Q5: Share your best tips, tricks & resources to incorporate EFS into the classroom.
A5: Honestly, I say make it part of your regular lessons! Teach the Ss the strategies WITH your content. So when I teach study skills, I show them how to study for the quiz using their notes from class.
A5: Time Management is a biggie, so I start with creating after school schedules. First Ss show what they do after school for a week. It’s eye opening when they see how much TV or computer tome they use. Then we create a new schedule, adding HW time each day.
A5: LS class has been a game changer for our school. They are getting “study skills” within a class and being able to apply them instantly.
A5: Modeling is huge here. Many assume that study skills are just something that Ss know inherently know. I think it's important to build in EF time into your lessons, especially when discussing HW, upcoming assessments, etc. Ss need time to process and ask Qs.

A5: try the lessons yourself first and see how long it takes you, what you did to do it in that time, and predict how your students may function with it. Then revise and move forward.
Now it hopefully seems clear what executive functioning skills are and that yes - they need to be taught!  Without them, students will struggle.  For me, the tricky part is figuring out what the students really do and don't know in these areas.  

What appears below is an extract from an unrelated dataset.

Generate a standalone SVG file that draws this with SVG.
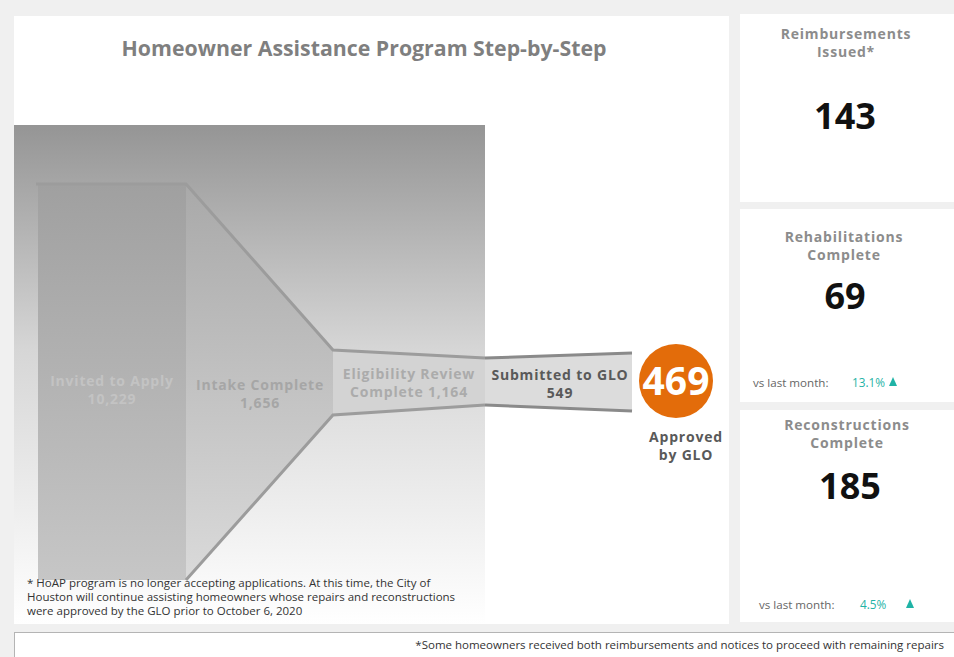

All too often, students say they know how to study on a survey or in a discussion but then come to find out out, they really don't.  So my plan is to embed executive functioning skills into my lessons.  My first one is "How To Study" and if you click on the link, you'll get a free video that you can show your own students.  :)

Thanks for catching up with the #2ndaryELA nation and we hope you'll join us over at our Facebook group where we keep the conversation about executive functioning skills and all other things ELA going 24/7.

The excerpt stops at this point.